Murder Among the Mateys

Murder Among the Mateys

Buccaneers, booty and bloodshed were the order of the day at my annual murder mystery birthday party last night. After plundering their way around the Caribbean, the pirate crew of the Jaded Jewel celebrated their return to Port Royal at the Salty Sea Dog Tavern, where a colorful group of nobles, sailors and townspeople had also gathered. Trouble was sure to transpire. Shiver me timbers!

I can’t see how we’ll ever top this one. Seriously, what’s cooler than building a 10-foot pirate ship in your living room and turning the rest of your house into a seaside tavern from 1688?

I really went all out this year, starting with the invitations. I created a card that looked like old parchment and stuck it in an envelope sealed with red wax. I also used the wax seal on each person’s character description and clues for the game. I printed some other documents on tan-colored paper, soaked them in coffee, and burned the edges. All that work really set the tone for the party.

When guests arrived, they were greeted with the skeleton of Toothless Willie hanging in our stairwell with a sign around his neck that read: “Pirates ye be warned.” I also used the directional signs that came with the mystery — they pointed guests to Port Royal, the Salty Sea Dog, and a few other sinister-sounding locations.

I had pirate music playing (everything from “Drunken Sailor” to “The Last Saskatchewan Pirate”…the play list was a big hit) as guests came up the stairs to the main party area. Here they entered the Salty Sea Dog. The walls were adorned with various signs as well as an actual map of the Caribbean circa 1720 that I found online and enlarged at Costco.

My china cabinet was filled with beer bottles labelled as Davy Jones’ Lager (get it?), an actual wine cask I found at Value Village, and some old growlers. For the tables, I had pirate tablecloths, candles, and BBQ sauce bottles labelled like growlers.

Also in the tavern was our storage-bench-turned-treasure-chest stuffed with pirate coins and assorted booty. Part of the game involves trying to acquire as many coins as you can, by any means necessary — so I helped myself to a bunch of coins from the treasure chest. A few other people tried that too, until the governor put a stop to it by closing the chest and parking his ass on top. (I stole the gallow master’s coin purse right out of her cleavage, but she chased me with a noose and threatened to hang me if I didn’t return them, so I had to give those up. It probably wasn’t wise to steal from the executioner. My bad.)

We served grog (rum with brown sugar, lime juice and water), though I forgot to label it as such, and some people had a whole lot of it thinking it was iced tea. Oops.

To keep things authentic, I used tin pie plates and no cutlery. We ate things like hardtack (cheese and crackers), salted meat (cold cuts), arr-tichoke dip, cannon balls (meatballs on sword picks) and scurvy savers (fresh veggies).

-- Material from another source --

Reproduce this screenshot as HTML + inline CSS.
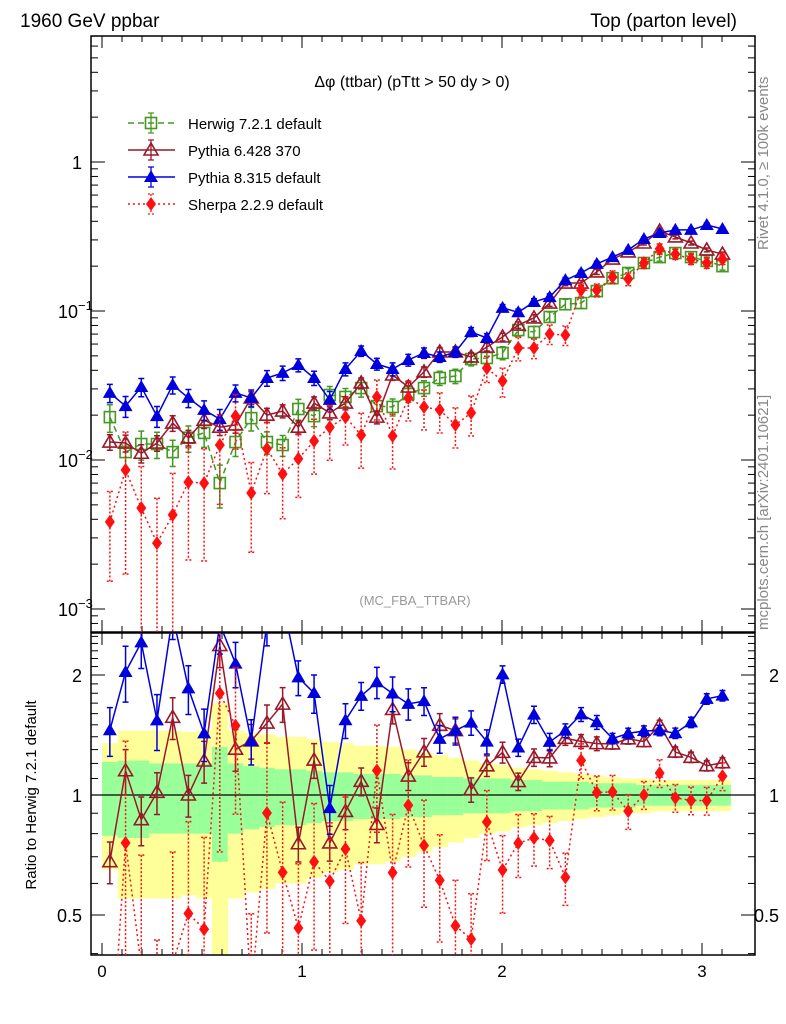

I made a ship wheel with the tavern name to hang over the buffet table; I covered the actual table with a brown tablecloth and some fish netting.

But the coolest attraction was definitely the pirate ship. Complete with crow’s nest, sails and cannons, it made an amazing focal point in our living room. My brother, who was kind enough to build it based on plans I gave him, even went so far as to router the name of the ship into the wood. AWESOME.

Next to the ship was the dockside area with a huge British flag and a sign proclaiming this to be Port Royal, Jamaica. I made a large barrel by putting two planters together; I bought two smaller barrels on eBay. With some cardboard boxes and fish netting, it all looked pretty impressive.

The costumes were beyond amazing. I was especially impressed that my husband rented full colonial attire for his role as Governor Napier — this is the same guy who only reluctantly wore a king’s robe a couple years ago for Once Upon a Murder. The first mate took some liberties with his outfit and showed up with an eye patch, a peg leg, and a codpiece that was making its way down his leg by the end of the night. There’s no end of laughs when that guy is around.

Prizes this time included gold chocolate coins and a bunch of magnets I made with sayings like “I wanted to be a pirate, but I couldn’t get my ship together” and “Work is for people who don’t know how to plunder.” Once we solved the murder and handed out the awards, we just kept drinking rum and partying like pirates for another couple hours.

How will we ever top this for my 40th next year?